Shell has suspended indefinitely all its shipments via the Red Sea/Suez Canal route amid rising tensions in the region and fears of escalating Houthi attacks on commercial shipping, The Wall Street Journal reported on Tuesday, citing sources with knowledge of the supermajor’s decision.

An oil tanker that Shell had chartered to ship jet fuel out of India was targeted by a drone and harassed by boats of the Iran-backed Houthis in December, shipping officials have told the Journal.

Shell is the latest major firm that has decided to halt tanker transit through the Red Sea.

In the middle of December, another UK-based supermajor, BP, temporarily suspended all shipments via the route, “in light of the deteriorating security situation for shipping in the Red Sea.”

The area has become a prime target of attacks on vessels by the Iran-aligned Houthi rebels in Yemen.

Amid escalating tensions in the Middle East and the U.S. and UK strikes on Houthi targets in Yemen last week, the largest shipping and tanker industry groups advised members to stay away from the Bab el-Mandeb Strait while shippers were diverting transit away from the Red Sea en masse again.

Since Friday, tensions in the area ratcheted up further, after an anti-ship cruise missile was fired on Sunday from Houthi areas of Yemen toward USS Laboon, which was operating in the Southern Red Sea.
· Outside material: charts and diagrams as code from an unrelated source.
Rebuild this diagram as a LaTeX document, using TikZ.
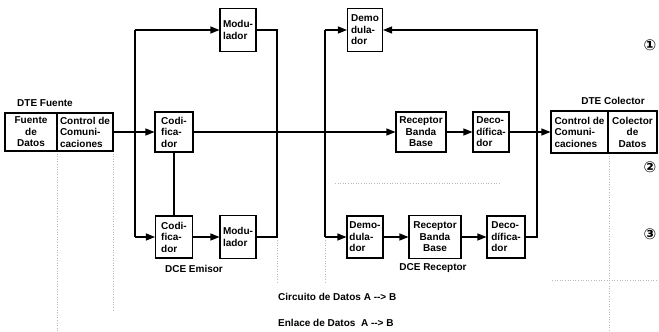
\documentclass[tikz,border=0pt]{standalone}
\usepackage{fontspec}
\setmainfont{Liberation Sans}
\newfontfamily\numfont{DejaVu Sans}
\usetikzlibrary{arrows.meta}

\begin{document}
\begin{tikzpicture}[x=1pt, y=-1pt,
 box/.style={draw, line width=1.1pt, align=left, inner sep=1.5pt,
 font=\fontsize{10}{11.5}\selectfont\bfseries},
 cbox/.style={box, align=center},
 lbl/.style={font=\fontsize{10}{12}\selectfont\bfseries, inner sep=0pt},
 num/.style={font=\numfont\bfseries\fontsize{15}{15}\selectfont, inner sep=0pt},
 ln/.style={line width=1.1pt},
 ar/.style={ln, -{Triangle[length=9pt, width=7pt]}},
 aux/.style={gray!55, dotted, line width=0.6pt},
]
 \useasboundingbox (0,0) rectangle (659,332);
 % faint guide lines
 \draw[aux] (57,151) -- (57,332);
 \draw[aux] (113,151) -- (113,310);
 \draw[aux] (609,153) -- (609,332);
 \draw[aux] (277,240) -- (277,282);
 \draw[aux] (325,240) -- (325,282);
 \draw[aux] (552,280) -- (659,280);
 \draw[aux] (335,183) -- (500,183);

 % DTE Fuente
 \node[lbl] (dteF) at (45,103) {DTE Fuente};
 \node[cbox, minimum width=52pt, minimum height=38pt] (fuente) at (31,132) {Fuente\\de\\Datos};
 \node[box, minimum width=56pt, minimum height=38pt] (ctrlE) at (85,132) {Control de\\Comuni-\\caciones};

 % DCE Emisor
 \node[box, minimum width=38pt, minimum height=40pt] (codA) at (174,132) {Codi-\\fica-\\dor};
 \node[box, minimum width=36pt, minimum height=43pt] (modA) at (238,30) {Modu-\\lador};
 \node[box, minimum width=37pt, minimum height=42pt] (codB) at (174,237) {Codi-\\fica-\\dor};
 \node[box, minimum width=36pt, minimum height=43pt] (modB) at (238,237) {Modu-\\lador};
 \node[lbl] (dceE) at (194,269) {DCE Emisor};

 % DCE Receptor
 \node[box, minimum width=35pt, minimum height=43pt] (demA) at (365,30) {Demo\\dula-\\dor};
 \node[cbox, minimum width=50pt, minimum height=40pt] (rbbA) at (421,132) {Receptor\\Banda\\Base};
 \node[box, minimum width=36pt, minimum height=40pt] (decA) at (491,132) {Deco-\\dífica-\\dor};
 \node[box, minimum width=36pt, minimum height=42pt] (demB) at (365,237) {Demo-\\dula-\\dor};
 \node[cbox, minimum width=52pt, minimum height=43pt] (rbbB) at (435,237) {Receptor\\Banda\\Base};
 \node[box, minimum width=38pt, minimum height=42pt] (decB) at (506,237) {Deco-\\dífica-\\dor};
 \node[lbl] (dceR) at (433,268) {DCE Receptor};

 % DTE Colector
 \node[lbl] (dteC) at (613,101) {DTE Colector};
 \node[box, minimum width=57pt, minimum height=42pt] (ctrlR) at (579.5,132) {Control de\\Comuni-\\caciones};
 \node[cbox, minimum width=49pt, minimum height=42pt] (colec) at (632.5,132) {Colector\\de\\Datos};

 \node[num] (n1) at (650,45) {①};
 \node[num] (n2) at (650,167) {②};
 \node[num] (n3) at (650,234) {③};

 \node[lbl, anchor=west] (circ) at (278,297) {Circuito de Datos A -{}-> B};
 \node[lbl, anchor=west] (enl) at (278,323) {Enlace de Datos\ \ A -{}-> B};

 \coordinate (sTop) at (135,30);
 \coordinate (sBot) at (135,237);
 \coordinate (mTop) at (277,30);
 \coordinate (mBot) at (277,237);
 \coordinate (rTop) at (325,30);
 \coordinate (rBot) at (325,237);
 \coordinate (kTop) at (537,30);
 \coordinate (kBot) at (537,237);

 % emisor
 \draw[ln] (sTop) -- (sBot);
 \draw[ar] (sTop) -- (modA);
 \draw[ar] (sBot) -- (codB);
 \draw[ar] (ctrlE) -- (codA);
 \draw[ln] (codA) -- (codB);
 \draw[ar] (codB) -- (modB);
 \draw[ln] (modA) -- (mTop) -- (mBot) -- (modB);
 \draw[ar] (codA) -- (rbbA);
 % receptor
 \draw[ln] (rTop) -- (rBot);
 \draw[ar] (rTop) -- (demA);
 \draw[ar] (rBot) -- (demB);
 \draw[ar] (demB) -- (rbbB);
 \draw[ar] (rbbB) -- (decB);
 \draw[ar] (rbbA) -- (decA);
 \draw[ar] (decA) -- (ctrlR);
 \draw[ar] (decB) -- (kBot) -- (kTop) -- (demA);
\end{tikzpicture}
\end{document}
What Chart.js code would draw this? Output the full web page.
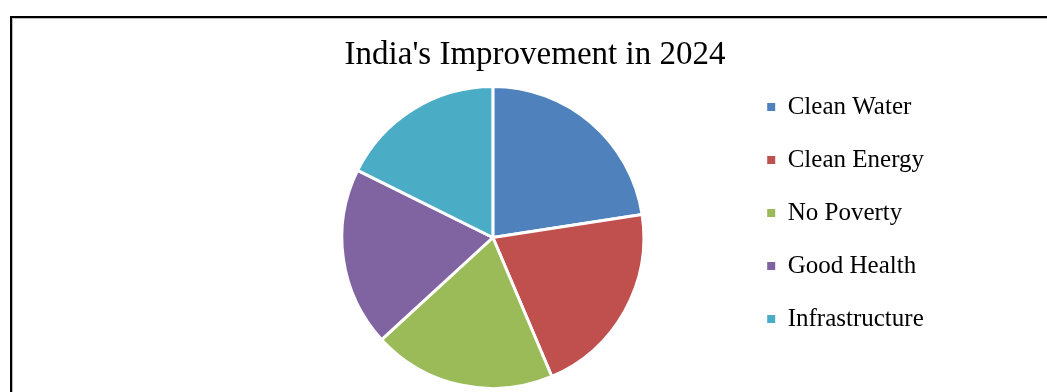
<!DOCTYPE html>
<html>
<head>
<meta charset="utf-8">
<script src="https://cdn.jsdelivr.net/npm/chart.js@4"></script>
<style>
  html, body { margin: 0; padding: 0; background: #fff; overflow: hidden; }
  #frame {
    position: absolute; left: 10px; top: 16px;
    width: 1060px; height: 400px;
    border: 2px solid #000; background: #fff;
  }
  #inner { border-top: 1px solid #bbb; border-left: 1px solid #bbb; height: 100%; }
  canvas { display: block; }
</style>
</head>
<body>
<div id="frame"><div id="inner"><canvas id="MyChart" width="1040" height="371"></canvas></div></div>
<script>
const categories = ['Clean Water', 'Clean Energy', 'No Poverty', 'Good Health', 'Infrastructure']
const shares = [22.6, 21.1, 19.6, 19.2, 17.7]
const sliceColors = ['#4F81BD', '#C0504D', '#9BBB59', '#8064A2', '#4BACC6']

let MyChart = document.getElementById('MyChart').getContext('2d')

// default pie legend items, but without the white slice border on the little squares
const pieLabels = Chart.overrides.pie.plugins.legend.labels.generateLabels

let improvementChart = new Chart(MyChart, {
    type: 'pie',
    data: {
        labels: categories,
        datasets: [{
            label: 'Improvement',
            data: shares,
            backgroundColor: sliceColors,
            borderColor: '#fff',
            borderWidth: 3
        }]
    },
    options: {
        responsive: false,
        animation: false,
        devicePixelRatio: 1,
        layout: {
            padding: { top: 17, bottom: 0, left: 123, right: 119 }
        },
        plugins: {
            title: {
                display: true,
                text: "India's Improvement in 2024",
                color: '#000',
                font: { family: 'Liberation Serif', size: 33, weight: 'normal' },
                padding: { top: 0, bottom: 9.4 }
            },
            // empty left box, only pushes the pie to the right
            subtitle: {
                display: true,
                text: '',
                position: 'left',
                font: { size: 10 },
                padding: { top: 98.5, bottom: 0 }
            },
            legend: {
                display: true,
                position: 'right',
                labels: {
                    color: '#000',
                    font: { family: 'Liberation Serif', size: 25 },
                    boxWidth: 8,
                    boxHeight: 8,
                    padding: 28,
                    generateLabels: (chart) => pieLabels(chart).map(item => ({ ...item, lineWidth: 0 }))
                }
            },
            tooltip: { enabled: false }
        }
    }
})
</script>
</body>
</html>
The missile was shot down in vicinity of the coast of Hudaydah by U.S. fighter aircraft, and there were no injuries or damage reported, the U.S. Central Command said.

On Monday, the Houthis fired a missile and struck a U.S.-owned merchant vessel—the Gibraltar Eagle, a Marshall Islands-flagged, U.S.-owned and operated container ship. The ship has reported no injuries or significant damage and is continuing its journey, the U.S. Central Command said.


In the most recent development as of early on Tuesday, the Yemeni Houthis have said all U.S. ships passing through the Red Sea will be targeted from now on following last week’s missile strikes by U.S. and UK forces on targets in Yemen.